─── Provided data

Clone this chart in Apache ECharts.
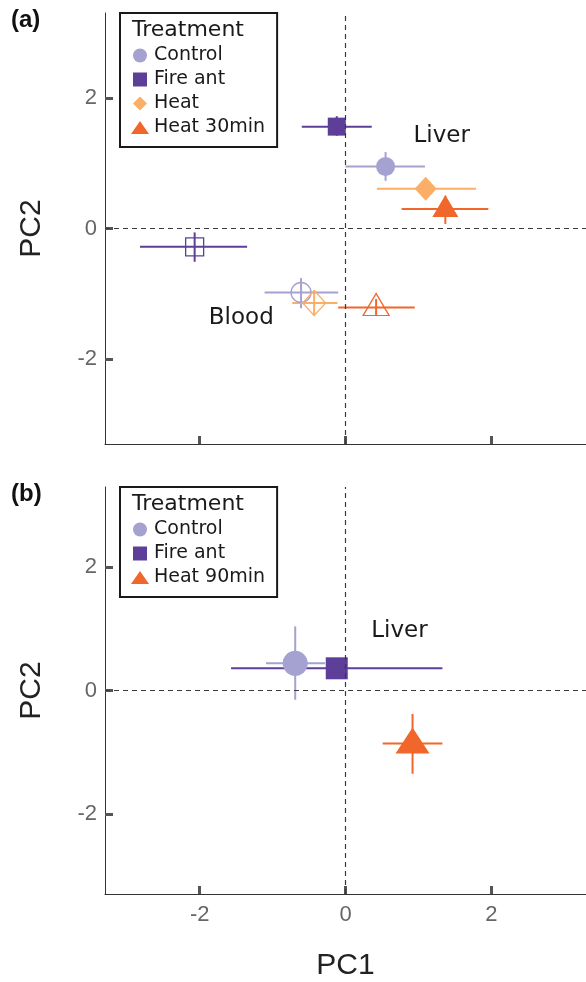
<!DOCTYPE html>
<html><head><meta charset="utf-8">
<script src="https://cdn.jsdelivr.net/npm/echarts@6/dist/echarts.min.js"></script>
<style>html,body{margin:0;padding:0;background:#fff}#c{width:586px;height:982px}</style>
</head><body><div id="c"></div>
<script>
// ---------- data ----------
const treatmentsA = ['Control', 'Fire ant', 'Heat', 'Heat 30min'];
const treatmentsB = ['Control', 'Fire ant', 'Heat 90min'];
// each row: [PC1, PC2, PC1 low, PC1 high, PC2 low, PC2 high]
const liverA = [
  [0.55, 0.95, 0.00, 1.09, 0.73, 1.17],
  [-0.12, 1.56, -0.60, 0.36, 1.42, 1.72],
  [1.10, 0.61, 0.43, 1.79, 0.50, 0.72],
  [1.37, 0.30, 0.77, 1.96, 0.07, 0.50]
];
const bloodA = [
  [-0.61, -0.98, -1.11, -0.10, -1.22, -0.76],
  [-2.07, -0.28, -2.82, -1.35, -0.51, -0.06],
  [-0.43, -1.14, -0.73, -0.11, -1.32, -0.98],
  [0.42, -1.21, -0.10, 0.95, -1.34, -1.08]
];
const liverB = [
  [-0.69, 0.44, -1.09, -0.28, -0.15, 1.04],
  [-0.12, 0.36, -1.57, 1.33, 0.26, 0.46],
  [0.92, -0.86, 0.51, 1.33, -1.35, -0.38]
];
const tickValues = [-2, 0, 2];
const annotationsA = [{ name: 'Liver', value: [1.32, 1.41] }, { name: 'Blood', value: [-1.43, -1.37] }];
const annotationsB = [{ name: 'Liver', value: [0.74, 0.97] }];

// ---------- styles ----------
const colorsA = ['#a5a1d1', '#5d3e98', '#fbae66', '#f1672b'];
const colorsB = ['#a5a1d1', '#5d3e98', '#f1672b'];
const symbolsA = ['circle', 'rect', 'diamond', 'triangle'];
const symbolsB = ['circle', 'rect', 'triangle'];
const filledSizeA = [19, 18, [22, 24], [26, 22]];
const openSizeA = [20, 18, [23, 25], [26, 22]];
const sizeB = [25, 22, [34, 26]];
const sq = 'path://M0,0L1,0L1,1L0,1Z';
const dia = 'path://M0.5,0L1,0.5L0.5,1L0,0.5Z';
const tri = 'path://M0.5,0L1,0.72L0,0.72Z';
const legendIcons = { circle: 'circle', rect: sq, diamond: dia, triangle: tri };

const AX = 'Liberation Sans, Arial, sans-serif';
const DV = 'DejaVu Sans, sans-serif';

function barRenderer(colors) {
  return function (params, api) {
    const col = colors[params.dataIndex];
    const l = api.coord([api.value(2), api.value(1)]);
    const r = api.coord([api.value(3), api.value(1)]);
    const lo = api.coord([api.value(0), api.value(4)]);
    const hi = api.coord([api.value(0), api.value(5)]);
    return {
      type: 'group', children: [
        { type: 'line', shape: { x1: l[0], y1: l[1], x2: r[0], y2: r[1] }, style: { stroke: col, lineWidth: 2 } },
        { type: 'line', shape: { x1: lo[0], y1: lo[1], x2: hi[0], y2: hi[1] }, style: { stroke: col, lineWidth: 2 } }
      ]
    };
  };
}

function xAxisCfg(gi, showLabels, name) {
  return {
    gridIndex: gi, type: 'value', min: -3.3, max: 3.3,
    splitLine: { show: false },
    axisLine: { show: true, onZero: false, lineStyle: { color: '#333', width: 1 } },
    axisTick: { show: true, inside: true, length: 8, customValues: tickValues, lineStyle: { color: '#555', width: 3 } },
    axisLabel: { show: showLabels, customValues: tickValues, margin: 10, color: '#666', fontSize: 22, fontFamily: AX },
    name: name, nameLocation: 'middle', nameGap: 57,
    nameTextStyle: { fontSize: 30, color: '#222', fontFamily: AX }
  };
}
function yAxisCfg(gi) {
  return {
    gridIndex: gi, type: 'value', min: -3.3, max: 3.3,
    splitLine: { show: false },
    axisLine: { show: true, onZero: false, lineStyle: { color: '#333', width: 1 } },
    axisTick: { show: true, inside: true, length: 8, customValues: tickValues, lineStyle: { color: '#555', width: 3 } },
    axisLabel: { show: true, customValues: tickValues, margin: 8, color: '#666', fontSize: 22, fontFamily: AX },
    name: 'PC2', nameLocation: 'middle', nameGap: 58, nameRotate: 90,
    nameTextStyle: { fontSize: 30, color: '#222', fontFamily: AX }
  };
}

const series = [];
// error bars first
series.push({ type: 'custom', xAxisIndex: 0, yAxisIndex: 0, z: 1, data: liverA, renderItem: barRenderer(colorsA), encode: { x: [0, 2, 3], y: [1, 4, 5] }, silent: true });
series.push({ type: 'custom', xAxisIndex: 0, yAxisIndex: 0, z: 1, data: bloodA, renderItem: barRenderer(colorsA), encode: { x: [0, 2, 3], y: [1, 4, 5] }, silent: true });
series.push({ type: 'custom', xAxisIndex: 1, yAxisIndex: 1, z: 1, data: liverB, renderItem: barRenderer(colorsB), encode: { x: [0, 2, 3], y: [1, 4, 5] }, silent: true });

treatmentsA.forEach((t, i) => {
  series.push({
    type: 'scatter', name: t, xAxisIndex: 0, yAxisIndex: 0, z: 3,
    symbol: symbolsA[i], symbolSize: filledSizeA[i], symbolOffset: symbolsA[i] === 'triangle' ? [0, -3] : [0, 0],
    itemStyle: { color: colorsA[i], opacity: 1 },
    data: [liverA[i].slice(0, 2)]
  });
  series.push({
    type: 'scatter', name: t + ' blood', xAxisIndex: 0, yAxisIndex: 0, z: 3,
    symbol: symbolsA[i], symbolSize: openSizeA[i], symbolOffset: symbolsA[i] === 'triangle' ? [0, -3] : [0, 0],
    itemStyle: { color: 'rgba(255,255,255,0)', borderColor: colorsA[i], borderWidth: 1.3, opacity: 1 },
    data: [bloodA[i].slice(0, 2)]
  });
});
treatmentsB.forEach((t, i) => {
  series.push({
    type: 'scatter', name: t, xAxisIndex: 1, yAxisIndex: 1, z: 3,
    symbol: symbolsB[i], symbolSize: sizeB[i], symbolOffset: symbolsB[i] === 'triangle' ? [0, -3] : [0, 0],
    itemStyle: { color: colorsB[i], opacity: 1 },
    data: [liverB[i].slice(0, 2)]
  });
});

const refLines = {
  silent: true, symbol: 'none', label: { show: false },
  lineStyle: { color: '#3a3a3a', type: [5, 4], width: 1.2 },
  data: [{ xAxis: 0 }, { yAxis: 0 }]
};
const annLabel = { show: true, position: 'inside', formatter: '{b}', fontSize: 23, color: '#1a1a1a', fontFamily: DV };
series.push({ type: 'scatter', name: 'annA', xAxisIndex: 0, yAxisIndex: 0, z: 0, symbolSize: 0, itemStyle: { opacity: 1 }, data: annotationsA, label: annLabel, markLine: refLines, silent: true });
series.push({ type: 'scatter', name: 'annB', xAxisIndex: 1, yAxisIndex: 1, z: 0, symbolSize: 0, itemStyle: { opacity: 1 }, data: annotationsB, label: annLabel, markLine: refLines, silent: true });

function legendCfg(top, names, symbols) {
  return {
    orient: 'vertical', left: 120, top: top,
    backgroundColor: '#fff', borderColor: '#1a1a1a', borderWidth: 2,
    padding: [33, 12, 10, 11],
    itemWidth: 18, itemHeight: 14, itemGap: 5, symbolKeepAspect: true,
    selectedMode: false,
    textStyle: { fontSize: 19, color: '#1a1a1a', fontFamily: DV },
    data: names.map((n, i) => ({ name: n, icon: legendIcons[symbols[i]] }))
  };
}

const option = {
  animation: false,
  backgroundColor: '#fff',
  grid: [
    { left: 105, top: 13, width: 481, height: 431 },
    { left: 105, top: 487, width: 481, height: 409 }
  ],
  xAxis: [xAxisCfg(0, false, ''), xAxisCfg(1, true, 'PC1')],
  yAxis: [yAxisCfg(0), yAxisCfg(1)],
  legend: [legendCfg(13, treatmentsA, symbolsA), legendCfg(487, treatmentsB, symbolsB)],
  title: [
    { text: '(a)', left: 11, top: 8, padding: 0, textStyle: { fontSize: 24, fontWeight: 'bold', color: '#111', fontFamily: AX } },
    { text: '(b)', left: 11, top: 482, padding: 0, textStyle: { fontSize: 24, fontWeight: 'bold', color: '#111', fontFamily: AX } },
    { text: 'Treatment', left: 132, top: 19, padding: 0, z: 10, textStyle: { fontSize: 22, fontWeight: 'normal', color: '#1a1a1a', fontFamily: DV } },
    { text: 'Treatment', left: 132, top: 493, padding: 0, z: 10, textStyle: { fontSize: 22, fontWeight: 'normal', color: '#1a1a1a', fontFamily: DV } }
  ],
  series: series
};
const chart = echarts.init(document.getElementById('c'), null, { renderer: 'canvas' });
chart.setOption(option);
</script></body></html>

──────

Exercise details >> Write out again, exactly, the lines from the start of the listing up to the line containing "const DV = 'DejaVu Sans, sans-serif';", with both ends and without pictures.

Exercise output >>
Clone this chart in Apache ECharts.
<!DOCTYPE html>
<html><head><meta charset="utf-8">
<script src="https://cdn.jsdelivr.net/npm/echarts@6/dist/echarts.min.js"></script>
<style>html,body{margin:0;padding:0;background:#fff}#c{width:586px;height:982px}</style>
</head><body><div id="c"></div>
<script>
// ---------- data ----------
const treatmentsA = ['Control', 'Fire ant', 'Heat', 'Heat 30min'];
const treatmentsB = ['Control', 'Fire ant', 'Heat 90min'];
// each row: [PC1, PC2, PC1 low, PC1 high, PC2 low, PC2 high]
const liverA = [
  [0.55, 0.95, 0.00, 1.09, 0.73, 1.17],
  [-0.12, 1.56, -0.60, 0.36, 1.42, 1.72],
  [1.10, 0.61, 0.43, 1.79, 0.50, 0.72],
  [1.37, 0.30, 0.77, 1.96, 0.07, 0.50]
];
const bloodA = [
  [-0.61, -0.98, -1.11, -0.10, -1.22, -0.76],
  [-2.07, -0.28, -2.82, -1.35, -0.51, -0.06],
  [-0.43, -1.14, -0.73, -0.11, -1.32, -0.98],
  [0.42, -1.21, -0.10, 0.95, -1.34, -1.08]
];
const liverB = [
  [-0.69, 0.44, -1.09, -0.28, -0.15, 1.04],
  [-0.12, 0.36, -1.57, 1.33, 0.26, 0.46],
  [0.92, -0.86, 0.51, 1.33, -1.35, -0.38]
];
const tickValues = [-2, 0, 2];
const annotationsA = [{ name: 'Liver', value: [1.32, 1.41] }, { name: 'Blood', value: [-1.43, -1.37] }];
const annotationsB = [{ name: 'Liver', value: [0.74, 0.97] }];

// ---------- styles ----------
const colorsA = ['#a5a1d1', '#5d3e98', '#fbae66', '#f1672b'];
const colorsB = ['#a5a1d1', '#5d3e98', '#f1672b'];
const symbolsA = ['circle', 'rect', 'diamond', 'triangle'];
const symbolsB = ['circle', 'rect', 'triangle'];
const filledSizeA = [19, 18, [22, 24], [26, 22]];
const openSizeA = [20, 18, [23, 25], [26, 22]];
const sizeB = [25, 22, [34, 26]];
const sq = 'path://M0,0L1,0L1,1L0,1Z';
const dia = 'path://M0.5,0L1,0.5L0.5,1L0,0.5Z';
const tri = 'path://M0.5,0L1,0.72L0,0.72Z';
const legendIcons = { circle: 'circle', rect: sq, diamond: dia, triangle: tri };

const AX = 'Liberation Sans, Arial, sans-serif';
const DV = 'DejaVu Sans, sans-serif';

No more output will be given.